Ultimately, Michael euphemistically contends that the ploy worked as “a simple diplomatic negotiation.” As evidence of this, he assiduously ignores Canada, and observes instead that “Mexico has already agreed to move some troops to the border and to open up a series of further talks with Secretary of State Rubio.” But what, other than that the United States is stronger than Mexico, is that supposed to prove? I, no doubt, would agree to certain things if my neighbor kidnapped me at knifepoint, but that would still be the wrong way to settle a dispute over our mutual fence or his overhanging tree, and any “agreement” that resulted from the endeavor would boast the character of an extracted confession. As instruments of diplomacy go, this one had all the finesse of an earthquake. There are other, better ways to achieve our national goals.
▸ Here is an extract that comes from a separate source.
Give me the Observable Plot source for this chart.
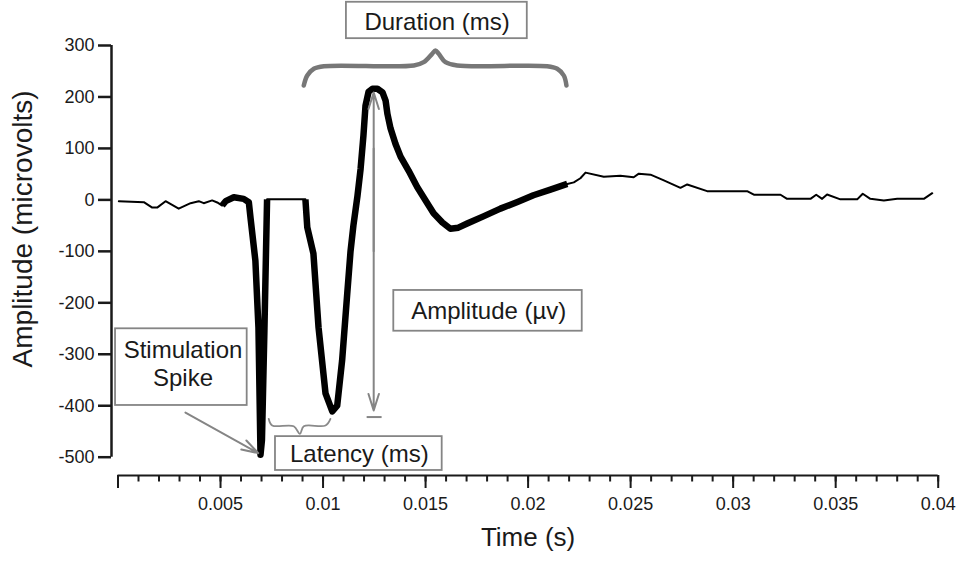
<!DOCTYPE html>
<html><head><meta charset="utf-8">
<script src="https://cdn.jsdelivr.net/npm/d3@7"></script>
<script src="https://cdn.jsdelivr.net/npm/@observablehq/plot@0.6"></script>
<style>body{margin:0;background:#fff}</style>
</head><body><div id="chart"></div>
<script>
// Recorded trace (time in s, amplitude in microvolts)
const time = [0.00004,0.00126,0.00167,0.00191,0.00232,0.00296,0.00354,0.00394,0.00418,0.00459,0.00484,0.00508,
  0.00525,0.00565,0.00613,0.00638,0.00646,0.0067,0.00685,0.00695,0.00702,0.00714,0.00727,
  0.00914,0.00923,0.00953,0.00978,0.01012,0.01045,0.01069,0.01093,0.01118,0.01134,
  0.01148,0.01168,0.01183,0.01197,0.01207,0.01222,0.01241,0.01265,0.0129,0.01305,
  0.01314,0.01329,0.01353,0.01378,0.01417,0.01459,0.015,0.01539,0.01582,0.01621,
  0.0166,0.01703,0.01782,0.01865,0.01948,0.02026,0.02109,0.02191,
  0.02223,0.02255,0.0228,0.02369,0.0245,0.02515,0.0254,0.02597,0.02662,0.02743,
  0.02776,0.02873,0.03068,0.03101,0.03231,0.03263,0.03377,0.03405,0.03434,0.03458,
  0.03523,0.03605,0.03632,0.03669,0.03735,0.038,0.0393,0.03971];
const amplitude = [-2.5,-4.5,-15,-15,-2.5,-17,-6.4,-2.5,-6.4,-1,-5,-11,
  -2.5,5,2,-4.5,-34,-118,-248,-495,-467,-254,1,
  1,-53,-104,-248,-376,-411,-400,-312,-182,-100,
  -50,8,60,125,183,210,216,216,209,193,
  167,139,109,84,57,25,-1,-26,-44,-56,
  -54,-46,-32,-17,-4,9,20,31,
  34,42,53,45,47,44,51,49,38,23.5,
  30,17,17,10,10,2,2,10,2,10.5,
  1,1,12,2,-1,2,2,13];

// Highlighted (thick) portions of the trace, by time
const thickSpans = [[0.00508, 0.00727], [0.00914, 0.02191]];

// Axes
const xTicks = [0, 0.005, 0.01, 0.015, 0.02, 0.025, 0.03, 0.035, 0.04];
const xTickLabels = ["", "0.005", "0.01", "0.015", "0.02", "0.025", "0.03", "0.035", "0.04"];
const xMinorTicks = d3.range(0, 41).map(i => i / 1000);
const yTicks = [300, 200, 100, 0, -100, -200, -300, -400, -500];
const yTickLabels = ["300", "200", "100", "0", "-100", "-200", "-300", "-400", "-500"];

// Annotation boxes (data coordinates)
const boxLabels = ["Duration (ms)", "Amplitude (µv)", "Latency (ms)", "Stimulation\nSpike"];
const boxT1 = [0.01114, 0.01345, 0.00768, -0.00012];
const boxT2 = [0.01996, 0.02264, 0.01581, 0.0063];
const boxV1 = [384, -176, -460, -250.5];
const boxV2 = [313.3, -255.2, -525.8, -399.5];
const labelT = [0.01556, 0.01808, 0.01177, 0.00317];
const labelV = [347.5, -213.9, -491.5, -317.9];

// Braces
const durBraceT = [0.00906,0.00923,0.00955,0.01004,0.01443,0.01491,0.01532,0.01548,0.01564,0.01597,0.01654,0.02093,0.02142,0.02174,0.02187];
const durBraceV = [222.3,241.7,254.8,259.8,261.2,267.6,283.9,290.3,283.9,267.6,261.2,259.8,254.8,241.7,222.3];
const latBraceT = [0.00735,0.00752,0.00857,0.00887,0.00906,0.01012,0.01036];
const latBraceV = [-425.4,-438.4,-439.8,-454.5,-439.8,-438.4,-425.4];

// Arrows
const arrows = [
  {t1: 0.01247, v1: -100, t2: 0.01247, v2: 208.7},
  {t1: 0.01247, v1: 100, t2: 0.01247, v2: -409.2},
  {t1: 0.00329, v1: -413.2, t2: 0.00684, v2: -492}
];
const amplitudeBar = [{t1: 0.01215, t2: 0.01288, v: -422}];

const trace = time.map((t, i) => ({t, v: amplitude[i]}));
const thick = [];
thickSpans.forEach(([a, b], k) => trace.forEach(d => { if (d.t >= a && d.t <= b) thick.push({...d, seg: k}); }));
const boxes = boxLabels.map((label, i) => ({label, t1: boxT1[i], t2: boxT2[i], v1: boxV1[i], v2: boxV2[i], tx: labelT[i], ty: labelV[i]}));
const durBrace = durBraceT.map((t, i) => ({t, v: durBraceV[i]}));
const latBrace = latBraceT.map((t, i) => ({t, v: latBraceV[i]}));

const font = "'Liberation Sans', Arial, Helvetica, sans-serif";
const ink = "#1a1a1a";
const gray = "#858585";

const chart = Plot.plot({
  width: 957,
  height: 566,
  marginLeft: 117.5,
  marginRight: 19.3,
  marginTop: 45,
  marginBottom: 109.3,
  x: {domain: [0, 0.04]},
  y: {domain: [-500, 300]},
  style: {fontFamily: font, background: "#fff", color: ink},
  marks: [
    // axes
    Plot.ruleX([0], {dx: -6.5, stroke: ink, strokeWidth: 2.5}),
    Plot.axisY({ticks: yTicks, anchor: "left", tickSize: 13, tickPadding: 4, dx: -6.5, fontSize: 18, strokeWidth: 2.5, color: ink, label: null,
      tickFormat: d => yTickLabels[yTicks.indexOf(d)]}),
    Plot.ruleY([-500], {dy: 18.3, stroke: ink, strokeWidth: 2}),
    Plot.axisX({ticks: xMinorTicks, anchor: "bottom", tickSize: 6.5, dy: 18.3, strokeWidth: 2, color: ink, label: null, tickFormat: () => ""}),
    Plot.axisX({ticks: xTicks, anchor: "bottom", tickSize: 13, tickPadding: 9, dy: 18.3, fontSize: 18, strokeWidth: 2, color: ink, label: null,
      tickFormat: d => xTickLabels[xTicks.indexOf(d)]}),
    Plot.text(["Time (s)"], {frameAnchor: "bottom", textAnchor: "middle", dy: 88.3, fontSize: 26, fill: ink}),
    Plot.text(["Amplitude (microvolts)"], {frameAnchor: "left", textAnchor: "middle", dx: -94.8, dy: -22.4, rotate: -90, fontSize: 28, fill: ink}),
    // trace
    Plot.line(trace, {x: "t", y: "v", stroke: "#000", strokeWidth: 2}),
    Plot.line(thick, {x: "t", y: "v", z: "seg", stroke: "#000", strokeWidth: 6.5, strokeLinejoin: "round", strokeLinecap: "butt"}),
    // braces
    Plot.line(durBrace, {x: "t", y: "v", curve: "catmull-rom", stroke: "#777", strokeWidth: 4.5, strokeLinecap: "round"}),
    Plot.line(latBrace, {x: "t", y: "v", curve: "catmull-rom", stroke: "#8a8a8a", strokeWidth: 1.8}),
    // arrows
    Plot.arrow(arrows, {x1: "t1", y1: "v1", x2: "t2", y2: "v2", stroke: gray, strokeWidth: 2, headLength: 13, headAngle: 35}),
    Plot.ruleY(amplitudeBar, {x1: "t1", x2: "t2", y: "v", stroke: gray, strokeWidth: 2}),
    // boxes
    Plot.rect(boxes, {x1: "t1", x2: "t2", y1: "v1", y2: "v2", fill: "#fff", stroke: gray, strokeWidth: 1.8}),
    Plot.text(boxes, {x: "tx", y: "ty", text: "label", fontSize: 24, fill: ink, lineHeight: 1.1667})
  ]
});
document.getElementById("chart").appendChild(chart);
</script>
</body></html>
Why does this matter? Well, for one thing, it matters because the president is not constitutionally permitted to behave this way — and for good reason. As with declarations of war, the Constitution grants the power to levy duties to Congress, not to the president. Over time, Congress has delegated some of this power to the president, on the grounds that, from time to time, the United States will face emergencies that require an immediate response. Personally, I do not believe that this delegation is permissible under the original meaning of the Constitution, or that the laws in question are written in a way that satisfies the doctrinal restrictions that the Supreme Court has imposed. But, whether I’m right or wrong about that, it seems clear that the issues that were at stake here do not warrant an exemption from the norm. The law that Trump used to threaten Mexico and Canada requires as its prerequisite that there be an “unusual and extraordinary threat, which has its source in whole or substantial part outside the United States, to the national security, foreign policy, or economy of the United States.” One can make the case that fentanyl from Canada is a “threat” and that the border with Mexico is insecure, but, given that these problems have obtained for more than a decade, one certainly cannot contend that they are “unusual” or that they are “extraordinary,” or that the use of tariffs to solve them could only be achieved in haste by the president, rather than left to the customary deliberations of the legislative branch. For a while, I expect, the public will remain indulgent of Trump, but that will not always be the case, and, when sentiments change, so too will the view of tariffs, which, despite the best efforts of those who would project nuance onto the president’s face, will come once again to be seen as rusty and blunt instruments, wielded in anger by the myopic and the vain.